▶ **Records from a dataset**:
—————

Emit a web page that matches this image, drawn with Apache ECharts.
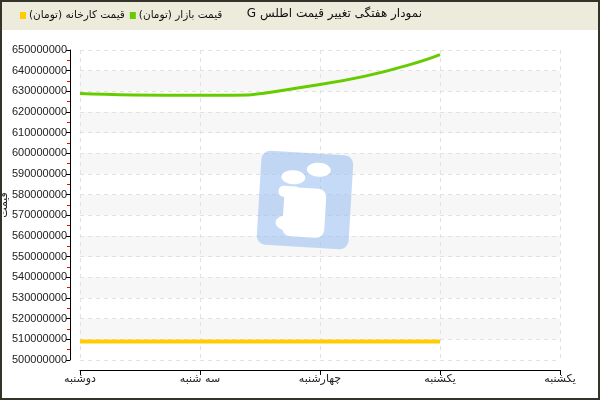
<!DOCTYPE html>
<html>
<head>
<meta charset="utf-8">
<script src="https://cdn.jsdelivr.net/npm/echarts@6/dist/echarts.min.js"></script>
<style>
html,body{margin:0;padding:0;background:#fff;}
#c{width:600px;height:400px;direction:rtl;}
</style>
</head>
<body>
<div id="c"></div>
<script>
const categories = ['دوشنبه', 'سه شنبه', 'چهارشنبه', 'یکشنبه', 'یکشنبه'];
const marketPrice = [629000000, 628100000, 633300000, 647800000];
const factoryPrice = [509000000, 509000000, 509000000, 509000000];
const seriesNames = ['قیمت بازار (تومان)', 'قیمت کارخانه (تومان)'];
const titleText = 'نمودار هفتگی تغییر قیمت اطلس G';
const yName = 'قیمت';

const chart = echarts.init(document.getElementById('c'), null, {renderer: 'canvas'});
const FF = 'DejaVu Sans';
chart.setOption({
  animation: false,
  backgroundColor: '#fff',
  title: {
    text: titleText, right: 178, top: 8, padding: 0,
    textStyle: {fontFamily: FF, fontSize: 12, fontWeight: 'normal', color: '#111'}
  },
  legend: {
    data: [seriesNames[1], seriesNames[0]],
    left: 20, top: 10, padding: 0, itemGap: 5,
    itemWidth: 6, itemHeight: 7, icon: 'rect',
    textStyle: {fontFamily: FF, fontSize: 10.5, color: '#111', padding: [0, 0, 0, -2]}
  },
  graphic: [
    {type: 'rect', z: -10, silent: true, shape: {x: 0, y: 0, width: 600, height: 30}, style: {fill: '#ecebdc'}},
    {type: 'rect', z: 100, silent: true, shape: {x: 1, y: 1, width: 598, height: 398}, style: {fill: 'none', stroke: '#33332a', lineWidth: 2}},
    {
      type: 'group', x: 305, y: 200, rotation: -0.06, z: 50, silent: true,
      children: [
        {type: 'rect', z: 50, shape: {x: -46, y: -47, width: 92, height: 94, r: 9}, style: {fill: 'rgba(150,188,240,0.55)'}},
        {type: 'ellipse', z: 51, shape: {cx: 12, cy: -31, rx: 12, ry: 7}, style: {fill: '#fff'}},
        {type: 'ellipse', z: 51, shape: {cx: -13, cy: -22, rx: 12, ry: 7}, style: {fill: '#fff'}},
        {type: 'rect', z: 51, shape: {x: -21, y: -12, width: 42, height: 49, r: 8}, style: {fill: '#fff'}},
        {type: 'rect', z: 51, shape: {x: -27, y: -13, width: 22, height: 11, r: 5}, style: {fill: '#fff'}},
        {type: 'ellipse', z: 51, shape: {cx: -15, cy: 24, rx: 13, ry: 8}, style: {fill: '#fff'}}
      ]
    }
  ],
  grid: {left: 80, right: 40, top: 50, bottom: 40, containLabel: false, outerBoundsMode: 'none'},
  xAxis: {
    type: 'category', data: categories, boundaryGap: false, offset: 10,
    axisLine: {lineStyle: {color: '#000', width: 1}},
    axisTick: {length: 5, lineStyle: {color: '#000'}},
    axisLabel: {fontFamily: FF, fontSize: 11, color: '#222', margin: 4},
    splitLine: {show: true, lineStyle: {color: '#e2e2e2', type: [4, 4]}}
  },
  yAxis: {
    type: 'value', min: 500000000, max: 650000000, interval: 10000000, offset: 10,
    name: yName, nameLocation: 'middle', nameGap: 60, nameMoveOverlap: false,
    nameTextStyle: {fontFamily: FF, fontSize: 11, color: '#222'},
    axisLine: {show: true, lineStyle: {color: '#000', width: 1}},
    axisTick: {show: true, length: 4, lineStyle: {color: '#000'}},
    minorTick: {show: true, splitNumber: 2, length: 3, lineStyle: {color: '#ff0000', width: 1}},
    axisLabel: {fontFamily: 'Liberation Sans', fontSize: 11, color: '#222', margin: 3, formatter: v => String(v)},
    splitLine: {show: true, lineStyle: {color: '#e2e2e2', type: [4, 4]}},
    splitArea: {show: true, areaStyle: {color: ['rgba(255,255,255,0)', '#f7f7f7']}}
  },
  series: [
    {
      name: seriesNames[0], type: 'line', data: marketPrice, smooth: 0.6,
      showSymbol: false, symbol: 'none', color: '#66cc00',
      lineStyle: {width: 3, color: '#66cc00'}, z: 10
    },
    {
      name: seriesNames[1], type: 'line', data: factoryPrice,
      showSymbol: false, symbol: 'none', color: '#ffcc00',
      lineStyle: {width: 4, color: '#ffcc00'}, z: 10
    }
  ]
});
</script>
</body>
</html>
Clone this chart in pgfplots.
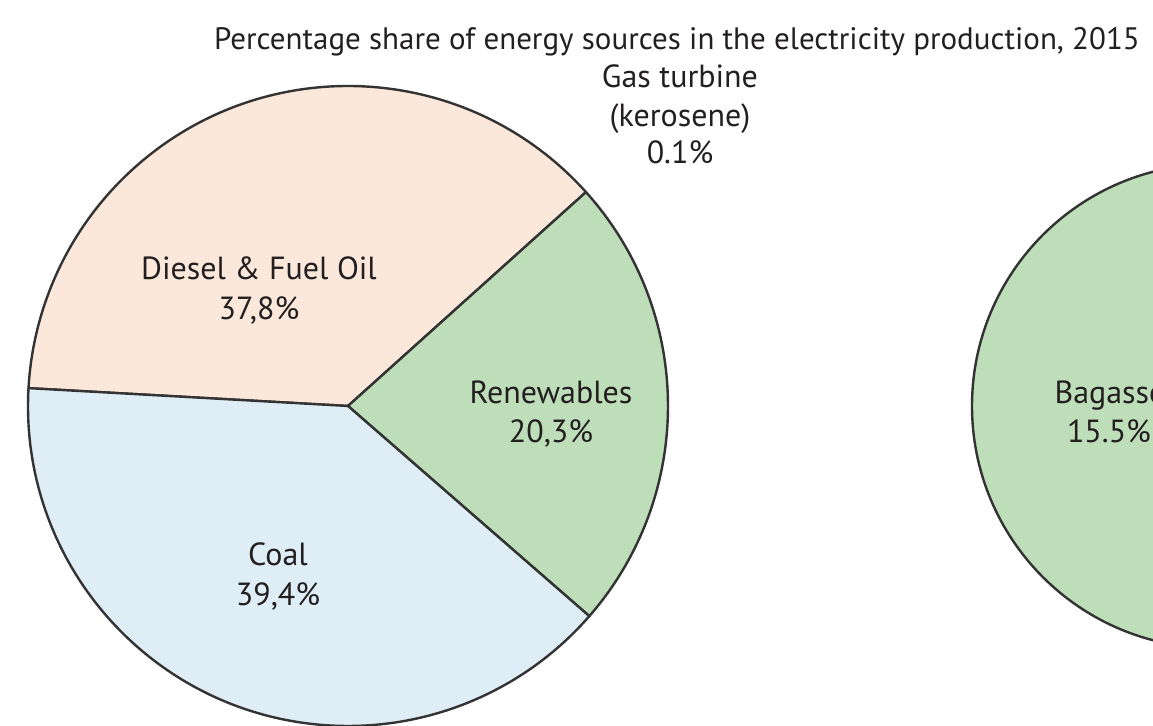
\documentclass[border=0pt]{standalone}
\usepackage{pgfplots}
\pgfplotsset{compat=1.18}
\usepackage{pgfplotstable}
\usepackage{fontspec}
\setmainfont{PT Sans}

\definecolor{diesel}{HTML}{FBE8DB}
\definecolor{renew}{HTML}{BEDDB9}
\definecolor{coal}{HTML}{DFEEF6}
\definecolor{edge}{HTML}{333333}
\definecolor{txt}{HTML}{231F20}

% one row per slice: centre (px), radius (px), start and end angle (deg)
\pgfplotstableread{
x y r a0 a1
348 406 320 41.95 176.8
}\dieseltab
\pgfplotstableread{
x y r a0 a1
348 406 320 -41.05 41.95
}\renewtab
\pgfplotstableread{
x y r a0 a1
348 406 320 176.8 318.95
}\coaltab
\pgfplotstableread{
x y r a0 a1
1214 406 242 0 360
}\bagassetab

\pgfplotsset{
  canvas/.style={
    at={(0,0)}, anchor=south west,
    scale only axis, width=576.5pt, height=363pt,
    xmin=0, xmax=1153, ymin=0, ymax=726, y dir=reverse,
    hide axis, clip=false,
  },
  pie/.style={
    scatter, only marks, mark=*, mark size=0.01pt,
    mark options={draw=none, fill=none},
    visualization depends on={\thisrow{r}\as\rpx},
    visualization depends on={\thisrow{a0}\as\aA},
    visualization depends on={\thisrow{a1}\as\aB},
    scatter/@pre marker code/.code={
      \filldraw[fill=#1, draw=edge, line width=1.2pt, line join=round]
        (0,0) -- (\aA:\rpx*0.5pt)
        arc[start angle=\aA, end angle=\aB, radius=\rpx*0.5pt] -- cycle;
    },
    scatter/@post marker code/.code={},
  },
}
\tikzset{lbl/.style={anchor=base, font=\fontsize{16}{19}\selectfont, text=txt, inner sep=0pt}}

\begin{document}
\begin{tikzpicture}
\useasboundingbox (0,0) rectangle (576.5pt,363pt);
\clip (0,0) rectangle (576.5pt,363pt);
\begin{axis}[canvas]
\addplot[pie=diesel] table {\dieseltab};
\addplot[pie=renew] table {\renewtab};
\addplot[pie=coal] table {\coaltab};
\addplot[pie=renew] table {\bagassetab};
\end{axis}
% labels in a second, identical axis so they sit on top of the slices
\begin{axis}[canvas]
\node[lbl, font=\fontsize{15.5}{18}\selectfont] at (axis cs:677,50)
  {Percentage share of energy sources in the electricity production, 2015};
\node[lbl] at (axis cs:680,88) {Gas turbine};
\node[lbl] at (axis cs:680,127) {(kerosene)};
\node[lbl] at (axis cs:680,164) {0.1\%};
\node[lbl] at (axis cs:259,280) {Diesel \& Fuel Oil};
\node[lbl] at (axis cs:259,320) {37,8\%};
\node[lbl] at (axis cs:551,404) {Renewables};
\node[lbl] at (axis cs:551,443) {20,3\%};
\node[lbl] at (axis cs:278,566) {Coal};
\node[lbl] at (axis cs:278,606) {39,4\%};
\node[lbl] at (axis cs:1110,404) {Bagasse};
\node[lbl] at (axis cs:1109,443) {15.5\%};
\end{axis}
\end{tikzpicture}
\end{document}
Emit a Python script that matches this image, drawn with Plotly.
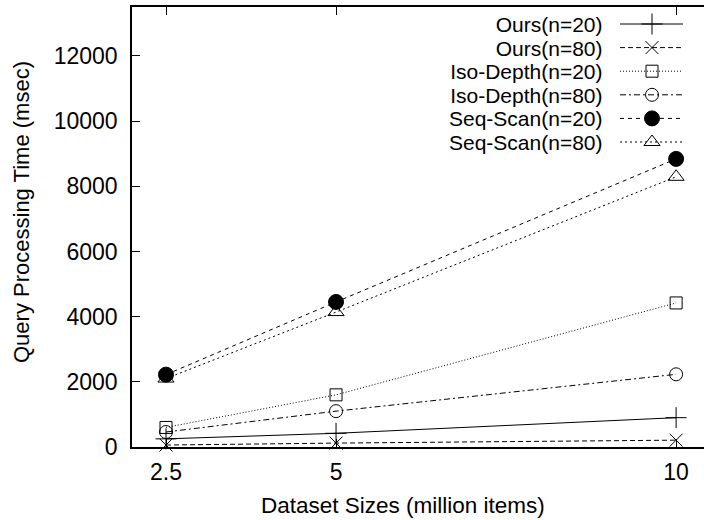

—————

▶ **Short exercise**:
A faithful copy of the records above is needed, with the pictures left out.

▶ **Result**:
Emit a web page that matches this image, drawn with Apache ECharts.
<!DOCTYPE html>
<html>
<head>
<meta charset="utf-8">
<script src="https://cdn.jsdelivr.net/npm/echarts@6/dist/echarts.min.js"></script>
<style>
html,body{margin:0;padding:0;background:#fff;}
#c{width:600px;height:400px;direction:rtl;}
</style>
</head>
<body>
<div id="c"></div>
<script>
const categories = ['دوشنبه', 'سه شنبه', 'چهارشنبه', 'یکشنبه', 'یکشنبه'];
const marketPrice = [629000000, 628100000, 633300000, 647800000];
const factoryPrice = [509000000, 509000000, 509000000, 509000000];
const seriesNames = ['قیمت بازار (تومان)', 'قیمت کارخانه (تومان)'];
const titleText = 'نمودار هفتگی تغییر قیمت اطلس G';
const yName = 'قیمت';

const chart = echarts.init(document.getElementById('c'), null, {renderer: 'canvas'});
const FF = 'DejaVu Sans';
chart.setOption({
  animation: false,
  backgroundColor: '#fff',
  title: {
    text: titleText, right: 178, top: 8, padding: 0,
    textStyle: {fontFamily: FF, fontSize: 12, fontWeight: 'normal', color: '#111'}
  },
  legend: {
    data: [seriesNames[1], seriesNames[0]],
    left: 20, top: 10, padding: 0, itemGap: 5,
    itemWidth: 6, itemHeight: 7, icon: 'rect',
    textStyle: {fontFamily: FF, fontSize: 10.5, color: '#111', padding: [0, 0, 0, -2]}
  },
  graphic: [
    {type: 'rect', z: -10, silent: true, shape: {x: 0, y: 0, width: 600, height: 30}, style: {fill: '#ecebdc'}},
    {type: 'rect', z: 100, silent: true, shape: {x: 1, y: 1, width: 598, height: 398}, style: {fill: 'none', stroke: '#33332a', lineWidth: 2}},
    {
      type: 'group', x: 305, y: 200, rotation: -0.06, z: 50, silent: true,
      children: [
        {type: 'rect', z: 50, shape: {x: -46, y: -47, width: 92, height: 94, r: 9}, style: {fill: 'rgba(150,188,240,0.55)'}},
        {type: 'ellipse', z: 51, shape: {cx: 12, cy: -31, rx: 12, ry: 7}, style: {fill: '#fff'}},
        {type: 'ellipse', z: 51, shape: {cx: -13, cy: -22, rx: 12, ry: 7}, style: {fill: '#fff'}},
        {type: 'rect', z: 51, shape: {x: -21, y: -12, width: 42, height: 49, r: 8}, style: {fill: '#fff'}},
        {type: 'rect', z: 51, shape: {x: -27, y: -13, width: 22, height: 11, r: 5}, style: {fill: '#fff'}},
        {type: 'ellipse', z: 51, shape: {cx: -15, cy: 24, rx: 13, ry: 8}, style: {fill: '#fff'}}
      ]
    }
  ],
  grid: {left: 80, right: 40, top: 50, bottom: 40, containLabel: false, outerBoundsMode: 'none'},
  xAxis: {
    type: 'category', data: categories, boundaryGap: false, offset: 10,
    axisLine: {lineStyle: {color: '#000', width: 1}},
    axisTick: {length: 5, lineStyle: {color: '#000'}},
    axisLabel: {fontFamily: FF, fontSize: 11, color: '#222', margin: 4},
    splitLine: {show: true, lineStyle: {color: '#e2e2e2', type: [4, 4]}}
  },
  yAxis: {
    type: 'value', min: 500000000, max: 650000000, interval: 10000000, offset: 10,
    name: yName, nameLocation: 'middle', nameGap: 60, nameMoveOverlap: false,
    nameTextStyle: {fontFamily: FF, fontSize: 11, color: '#222'},
    axisLine: {show: true, lineStyle: {color: '#000', width: 1}},
    axisTick: {show: true, length: 4, lineStyle: {color: '#000'}},
    minorTick: {show: true, splitNumber: 2, length: 3, lineStyle: {color: '#ff0000', width: 1}},
    axisLabel: {fontFamily: 'Liberation Sans', fontSize: 11, color: '#222', margin: 3, formatter: v => String(v)},
    splitLine: {show: true, lineStyle: {color: '#e2e2e2', type: [4, 4]}},
    splitArea: {show: true, areaStyle: {color: ['rgba(255,255,255,0)', '#f7f7f7']}}
  },
  series: [
    {
      name: seriesNames[0], type: 'line', data: marketPrice, smooth: 0.6,
      showSymbol: false, symbol: 'none', color: '#66cc00',
      lineStyle: {width: 3, color: '#66cc00'}, z: 10
    },
    {
      name: seriesNames[1], type: 'line', data: factoryPrice,
      showSymbol: false, symbol: 'none', color: '#ffcc00',
      lineStyle: {width: 4, color: '#ffcc00'}, z: 10
    }
  ]
});
</script>
</body>
</html>
Clone this chart in pgfplots.
\documentclass[border=0pt]{standalone}
\usepackage{pgfplots}
\pgfplotsset{compat=1.18}
\usepackage{pgfplotstable}
\usepackage{fontspec}
\setmainfont{PT Sans}

\definecolor{diesel}{HTML}{FBE8DB}
\definecolor{renew}{HTML}{BEDDB9}
\definecolor{coal}{HTML}{DFEEF6}
\definecolor{edge}{HTML}{333333}
\definecolor{txt}{HTML}{231F20}

% one row per slice: centre (px), radius (px), start and end angle (deg)
\pgfplotstableread{
x y r a0 a1
348 406 320 41.95 176.8
}\dieseltab
\pgfplotstableread{
x y r a0 a1
348 406 320 -41.05 41.95
}\renewtab
\pgfplotstableread{
x y r a0 a1
348 406 320 176.8 318.95
}\coaltab
\pgfplotstableread{
x y r a0 a1
1214 406 242 0 360
}\bagassetab

\pgfplotsset{
  canvas/.style={
    at={(0,0)}, anchor=south west,
    scale only axis, width=576.5pt, height=363pt,
    xmin=0, xmax=1153, ymin=0, ymax=726, y dir=reverse,
    hide axis, clip=false,
  },
  pie/.style={
    scatter, only marks, mark=*, mark size=0.01pt,
    mark options={draw=none, fill=none},
    visualization depends on={\thisrow{r}\as\rpx},
    visualization depends on={\thisrow{a0}\as\aA},
    visualization depends on={\thisrow{a1}\as\aB},
    scatter/@pre marker code/.code={
      \filldraw[fill=#1, draw=edge, line width=1.2pt, line join=round]
        (0,0) -- (\aA:\rpx*0.5pt)
        arc[start angle=\aA, end angle=\aB, radius=\rpx*0.5pt] -- cycle;
    },
    scatter/@post marker code/.code={},
  },
}
\tikzset{lbl/.style={anchor=base, font=\fontsize{16}{19}\selectfont, text=txt, inner sep=0pt}}

\begin{document}
\begin{tikzpicture}
\useasboundingbox (0,0) rectangle (576.5pt,363pt);
\clip (0,0) rectangle (576.5pt,363pt);
\begin{axis}[canvas]
\addplot[pie=diesel] table {\dieseltab};
\addplot[pie=renew] table {\renewtab};
\addplot[pie=coal] table {\coaltab};
\addplot[pie=renew] table {\bagassetab};
\end{axis}
% labels in a second, identical axis so they sit on top of the slices
\begin{axis}[canvas]
\node[lbl, font=\fontsize{15.5}{18}\selectfont] at (axis cs:677,50)
  {Percentage share of energy sources in the electricity production, 2015};
\node[lbl] at (axis cs:680,88) {Gas turbine};
\node[lbl] at (axis cs:680,127) {(kerosene)};
\node[lbl] at (axis cs:680,164) {0.1\%};
\node[lbl] at (axis cs:259,280) {Diesel \& Fuel Oil};
\node[lbl] at (axis cs:259,320) {37,8\%};
\node[lbl] at (axis cs:551,404) {Renewables};
\node[lbl] at (axis cs:551,443) {20,3\%};
\node[lbl] at (axis cs:278,566) {Coal};
\node[lbl] at (axis cs:278,606) {39,4\%};
\node[lbl] at (axis cs:1110,404) {Bagasse};
\node[lbl] at (axis cs:1109,443) {15.5\%};
\end{axis}
\end{tikzpicture}
\end{document}
Emit a Python script that matches this image, drawn with Plotly.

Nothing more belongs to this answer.